:: Goal ::
Go through the data and copy every line exactly, but not the images.
━━ Material
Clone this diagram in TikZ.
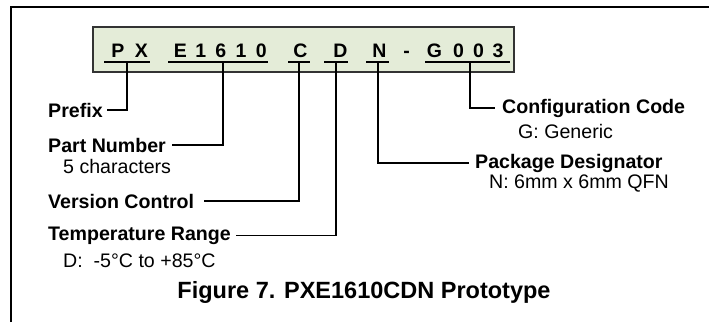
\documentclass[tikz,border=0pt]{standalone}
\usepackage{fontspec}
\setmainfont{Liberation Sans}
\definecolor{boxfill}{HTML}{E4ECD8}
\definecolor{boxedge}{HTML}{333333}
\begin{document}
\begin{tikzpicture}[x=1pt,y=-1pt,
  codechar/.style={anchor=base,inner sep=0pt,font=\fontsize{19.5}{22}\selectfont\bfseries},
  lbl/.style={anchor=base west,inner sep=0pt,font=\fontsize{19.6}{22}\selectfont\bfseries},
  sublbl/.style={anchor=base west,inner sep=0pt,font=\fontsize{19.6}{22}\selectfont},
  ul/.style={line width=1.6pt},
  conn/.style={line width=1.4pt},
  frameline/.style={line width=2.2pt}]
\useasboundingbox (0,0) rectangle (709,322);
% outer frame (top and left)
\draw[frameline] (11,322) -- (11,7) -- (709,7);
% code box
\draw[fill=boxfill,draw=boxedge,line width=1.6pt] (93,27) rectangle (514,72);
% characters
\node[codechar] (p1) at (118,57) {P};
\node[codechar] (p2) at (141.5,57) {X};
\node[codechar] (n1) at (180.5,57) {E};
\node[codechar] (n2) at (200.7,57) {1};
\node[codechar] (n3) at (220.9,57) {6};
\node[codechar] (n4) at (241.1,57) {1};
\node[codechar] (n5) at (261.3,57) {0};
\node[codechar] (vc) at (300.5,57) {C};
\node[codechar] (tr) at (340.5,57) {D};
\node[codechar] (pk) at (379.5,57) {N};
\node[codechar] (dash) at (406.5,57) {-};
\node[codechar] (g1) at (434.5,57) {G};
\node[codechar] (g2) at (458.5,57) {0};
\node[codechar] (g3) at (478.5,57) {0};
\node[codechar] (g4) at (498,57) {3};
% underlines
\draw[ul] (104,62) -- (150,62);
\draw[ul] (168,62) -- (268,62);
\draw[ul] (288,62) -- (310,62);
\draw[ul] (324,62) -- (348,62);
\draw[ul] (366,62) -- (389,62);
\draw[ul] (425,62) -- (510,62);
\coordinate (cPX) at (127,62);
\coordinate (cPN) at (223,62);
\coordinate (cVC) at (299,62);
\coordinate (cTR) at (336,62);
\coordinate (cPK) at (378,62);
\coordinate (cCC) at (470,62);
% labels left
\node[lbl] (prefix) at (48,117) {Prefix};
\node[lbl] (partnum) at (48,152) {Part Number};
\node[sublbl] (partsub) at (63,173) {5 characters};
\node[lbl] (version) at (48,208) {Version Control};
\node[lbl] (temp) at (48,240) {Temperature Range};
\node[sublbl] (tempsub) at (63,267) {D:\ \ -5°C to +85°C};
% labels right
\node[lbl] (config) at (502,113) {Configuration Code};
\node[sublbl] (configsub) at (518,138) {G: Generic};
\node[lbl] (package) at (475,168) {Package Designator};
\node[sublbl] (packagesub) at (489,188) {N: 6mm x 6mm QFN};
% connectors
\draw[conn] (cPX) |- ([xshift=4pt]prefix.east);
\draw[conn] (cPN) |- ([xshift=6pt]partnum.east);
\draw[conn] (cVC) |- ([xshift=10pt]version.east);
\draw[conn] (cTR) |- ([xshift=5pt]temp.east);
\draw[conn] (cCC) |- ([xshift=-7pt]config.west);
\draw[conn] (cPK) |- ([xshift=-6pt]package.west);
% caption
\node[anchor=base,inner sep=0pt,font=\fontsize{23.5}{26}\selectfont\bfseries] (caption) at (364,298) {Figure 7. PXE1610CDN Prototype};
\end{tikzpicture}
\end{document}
━━━━
:: Task output ::
Clone this diagram in TikZ.
\documentclass[tikz,border=0pt]{standalone}
\usepackage{fontspec}
\setmainfont{Liberation Sans}
\definecolor{boxfill}{HTML}{E4ECD8}
\definecolor{boxedge}{HTML}{333333}
\begin{document}
\begin{tikzpicture}[x=1pt,y=-1pt,
  codechar/.style={anchor=base,inner sep=0pt,font=\fontsize{19.5}{22}\selectfont\bfseries},
  lbl/.style={anchor=base west,inner sep=0pt,font=\fontsize{19.6}{22}\selectfont\bfseries},
  sublbl/.style={anchor=base west,inner sep=0pt,font=\fontsize{19.6}{22}\selectfont},
  ul/.style={line width=1.6pt},
  conn/.style={line width=1.4pt},
  frameline/.style={line width=2.2pt}]
\useasboundingbox (0,0) rectangle (709,322);
% outer frame (top and left)
\draw[frameline] (11,322) -- (11,7) -- (709,7);
% code box
\draw[fill=boxfill,draw=boxedge,line width=1.6pt] (93,27) rectangle (514,72);
% characters
\node[codechar] (p1) at (118,57) {P};
\node[codechar] (p2) at (141.5,57) {X};
\node[codechar] (n1) at (180.5,57) {E};
\node[codechar] (n2) at (200.7,57) {1};
\node[codechar] (n3) at (220.9,57) {6};
\node[codechar] (n4) at (241.1,57) {1};
\node[codechar] (n5) at (261.3,57) {0};
\node[codechar] (vc) at (300.5,57) {C};
\node[codechar] (tr) at (340.5,57) {D};
\node[codechar] (pk) at (379.5,57) {N};
\node[codechar] (dash) at (406.5,57) {-};
\node[codechar] (g1) at (434.5,57) {G};
\node[codechar] (g2) at (458.5,57) {0};
\node[codechar] (g3) at (478.5,57) {0};
\node[codechar] (g4) at (498,57) {3};
% underlines
\draw[ul] (104,62) -- (150,62);
\draw[ul] (168,62) -- (268,62);
\draw[ul] (288,62) -- (310,62);
\draw[ul] (324,62) -- (348,62);
\draw[ul] (366,62) -- (389,62);
\draw[ul] (425,62) -- (510,62);
\coordinate (cPX) at (127,62);
\coordinate (cPN) at (223,62);
\coordinate (cVC) at (299,62);
\coordinate (cTR) at (336,62);
\coordinate (cPK) at (378,62);
\coordinate (cCC) at (470,62);
% labels left
\node[lbl] (prefix) at (48,117) {Prefix};
\node[lbl] (partnum) at (48,152) {Part Number};
\node[sublbl] (partsub) at (63,173) {5 characters};
\node[lbl] (version) at (48,208) {Version Control};
\node[lbl] (temp) at (48,240) {Temperature Range};
\node[sublbl] (tempsub) at (63,267) {D:\ \ -5°C to +85°C};
% labels right
\node[lbl] (config) at (502,113) {Configuration Code};
\node[sublbl] (configsub) at (518,138) {G: Generic};
\node[lbl] (package) at (475,168) {Package Designator};
\node[sublbl] (packagesub) at (489,188) {N: 6mm x 6mm QFN};
% connectors
\draw[conn] (cPX) |- ([xshift=4pt]prefix.east);
\draw[conn] (cPN) |- ([xshift=6pt]partnum.east);
\draw[conn] (cVC) |- ([xshift=10pt]version.east);
\draw[conn] (cTR) |- ([xshift=5pt]temp.east);
\draw[conn] (cCC) |- ([xshift=-7pt]config.west);
\draw[conn] (cPK) |- ([xshift=-6pt]package.west);
% caption
\node[anchor=base,inner sep=0pt,font=\fontsize{23.5}{26}\selectfont\bfseries] (caption) at (364,298) {Figure 7. PXE1610CDN Prototype};
\end{tikzpicture}
\end{document}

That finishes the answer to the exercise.